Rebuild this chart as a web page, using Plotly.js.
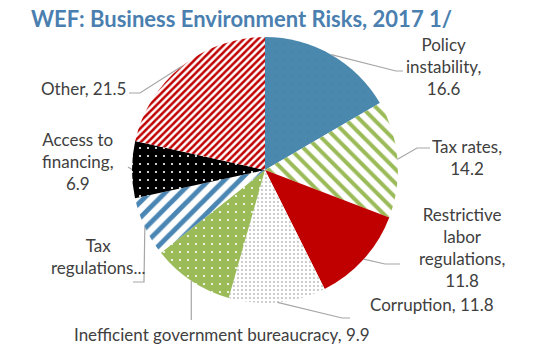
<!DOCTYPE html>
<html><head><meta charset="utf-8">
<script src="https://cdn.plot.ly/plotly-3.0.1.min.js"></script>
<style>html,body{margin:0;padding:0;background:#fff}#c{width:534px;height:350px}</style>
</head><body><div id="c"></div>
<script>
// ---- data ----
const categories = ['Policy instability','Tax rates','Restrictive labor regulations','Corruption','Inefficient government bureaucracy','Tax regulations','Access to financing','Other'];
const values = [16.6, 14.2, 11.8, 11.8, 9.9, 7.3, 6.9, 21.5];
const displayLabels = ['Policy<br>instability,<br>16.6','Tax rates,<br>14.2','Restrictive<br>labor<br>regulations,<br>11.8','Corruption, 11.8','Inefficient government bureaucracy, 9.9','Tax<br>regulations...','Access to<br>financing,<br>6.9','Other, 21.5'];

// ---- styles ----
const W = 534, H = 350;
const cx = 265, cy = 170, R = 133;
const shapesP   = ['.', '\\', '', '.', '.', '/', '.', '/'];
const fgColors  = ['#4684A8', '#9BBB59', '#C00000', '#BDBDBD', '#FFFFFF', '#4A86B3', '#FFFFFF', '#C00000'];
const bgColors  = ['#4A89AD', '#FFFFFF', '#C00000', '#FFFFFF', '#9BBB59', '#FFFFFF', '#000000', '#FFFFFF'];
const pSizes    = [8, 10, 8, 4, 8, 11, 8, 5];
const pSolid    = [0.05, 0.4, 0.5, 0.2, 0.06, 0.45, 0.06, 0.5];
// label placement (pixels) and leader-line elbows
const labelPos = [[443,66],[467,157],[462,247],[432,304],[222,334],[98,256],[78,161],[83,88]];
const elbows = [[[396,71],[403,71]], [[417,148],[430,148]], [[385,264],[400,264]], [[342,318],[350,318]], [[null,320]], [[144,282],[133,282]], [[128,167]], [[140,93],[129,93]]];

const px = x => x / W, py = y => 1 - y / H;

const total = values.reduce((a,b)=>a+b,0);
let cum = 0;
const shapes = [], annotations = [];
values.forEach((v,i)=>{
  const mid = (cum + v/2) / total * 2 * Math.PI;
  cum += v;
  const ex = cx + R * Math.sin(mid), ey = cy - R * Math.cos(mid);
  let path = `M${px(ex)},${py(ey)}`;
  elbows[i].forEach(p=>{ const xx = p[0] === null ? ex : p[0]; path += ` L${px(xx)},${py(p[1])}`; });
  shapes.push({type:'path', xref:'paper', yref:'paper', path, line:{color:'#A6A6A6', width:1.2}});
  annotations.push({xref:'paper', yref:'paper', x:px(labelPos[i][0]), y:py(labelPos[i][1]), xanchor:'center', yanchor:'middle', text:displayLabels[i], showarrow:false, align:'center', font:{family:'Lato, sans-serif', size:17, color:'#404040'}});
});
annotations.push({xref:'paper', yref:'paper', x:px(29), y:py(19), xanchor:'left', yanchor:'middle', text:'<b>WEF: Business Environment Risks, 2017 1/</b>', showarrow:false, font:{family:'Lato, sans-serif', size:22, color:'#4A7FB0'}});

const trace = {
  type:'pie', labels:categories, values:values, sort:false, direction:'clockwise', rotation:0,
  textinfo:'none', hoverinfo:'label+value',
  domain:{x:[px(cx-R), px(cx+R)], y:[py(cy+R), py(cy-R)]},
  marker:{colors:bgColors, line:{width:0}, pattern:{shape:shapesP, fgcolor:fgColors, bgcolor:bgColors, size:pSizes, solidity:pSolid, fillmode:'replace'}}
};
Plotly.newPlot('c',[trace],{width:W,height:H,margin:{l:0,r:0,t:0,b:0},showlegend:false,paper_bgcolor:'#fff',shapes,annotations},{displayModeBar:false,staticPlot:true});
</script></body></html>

* * *

■ **Task to complete**
Omit any images, then output the listing exactly.

■ **Written answer**
Rebuild this chart as a web page, using Plotly.js.
<!DOCTYPE html>
<html><head><meta charset="utf-8">
<script src="https://cdn.plot.ly/plotly-3.0.1.min.js"></script>
<style>html,body{margin:0;padding:0;background:#fff}#c{width:534px;height:350px}</style>
</head><body><div id="c"></div>
<script>
// ---- data ----
const categories = ['Policy instability','Tax rates','Restrictive labor regulations','Corruption','Inefficient government bureaucracy','Tax regulations','Access to financing','Other'];
const values = [16.6, 14.2, 11.8, 11.8, 9.9, 7.3, 6.9, 21.5];
const displayLabels = ['Policy<br>instability,<br>16.6','Tax rates,<br>14.2','Restrictive<br>labor<br>regulations,<br>11.8','Corruption, 11.8','Inefficient government bureaucracy, 9.9','Tax<br>regulations...','Access to<br>financing,<br>6.9','Other, 21.5'];

// ---- styles ----
const W = 534, H = 350;
const cx = 265, cy = 170, R = 133;
const shapesP   = ['.', '\\', '', '.', '.', '/', '.', '/'];
const fgColors  = ['#4684A8', '#9BBB59', '#C00000', '#BDBDBD', '#FFFFFF', '#4A86B3', '#FFFFFF', '#C00000'];
const bgColors  = ['#4A89AD', '#FFFFFF', '#C00000', '#FFFFFF', '#9BBB59', '#FFFFFF', '#000000', '#FFFFFF'];
const pSizes    = [8, 10, 8, 4, 8, 11, 8, 5];
const pSolid    = [0.05, 0.4, 0.5, 0.2, 0.06, 0.45, 0.06, 0.5];
// label placement (pixels) and leader-line elbows
const labelPos = [[443,66],[467,157],[462,247],[432,304],[222,334],[98,256],[78,161],[83,88]];
const elbows = [[[396,71],[403,71]], [[417,148],[430,148]], [[385,264],[400,264]], [[342,318],[350,318]], [[null,320]], [[144,282],[133,282]], [[128,167]], [[140,93],[129,93]]];

const px = x => x / W, py = y => 1 - y / H;

const total = values.reduce((a,b)=>a+b,0);
let cum = 0;
const shapes = [], annotations = [];
values.forEach((v,i)=>{
  const mid = (cum + v/2) / total * 2 * Math.PI;
  cum += v;
  const ex = cx + R * Math.sin(mid), ey = cy - R * Math.cos(mid);
  let path = `M${px(ex)},${py(ey)}`;
  elbows[i].forEach(p=>{ const xx = p[0] === null ? ex : p[0]; path += ` L${px(xx)},${py(p[1])}`; });
  shapes.push({type:'path', xref:'paper', yref:'paper', path, line:{color:'#A6A6A6', width:1.2}});
  annotations.push({xref:'paper', yref:'paper', x:px(labelPos[i][0]), y:py(labelPos[i][1]), xanchor:'center', yanchor:'middle', text:displayLabels[i], showarrow:false, align:'center', font:{family:'Lato, sans-serif', size:17, color:'#404040'}});
});
annotations.push({xref:'paper', yref:'paper', x:px(29), y:py(19), xanchor:'left', yanchor:'middle', text:'<b>WEF: Business Environment Risks, 2017 1/</b>', showarrow:false, font:{family:'Lato, sans-serif', size:22, color:'#4A7FB0'}});

const trace = {
  type:'pie', labels:categories, values:values, sort:false, direction:'clockwise', rotation:0,
  textinfo:'none', hoverinfo:'label+value',
  domain:{x:[px(cx-R), px(cx+R)], y:[py(cy+R), py(cy-R)]},
  marker:{colors:bgColors, line:{width:0}, pattern:{shape:shapesP, fgcolor:fgColors, bgcolor:bgColors, size:pSizes, solidity:pSolid, fillmode:'replace'}}
};
Plotly.newPlot('c',[trace],{width:W,height:H,margin:{l:0,r:0,t:0,b:0},showlegend:false,paper_bgcolor:'#fff',shapes,annotations},{displayModeBar:false,staticPlot:true});
</script></body></html>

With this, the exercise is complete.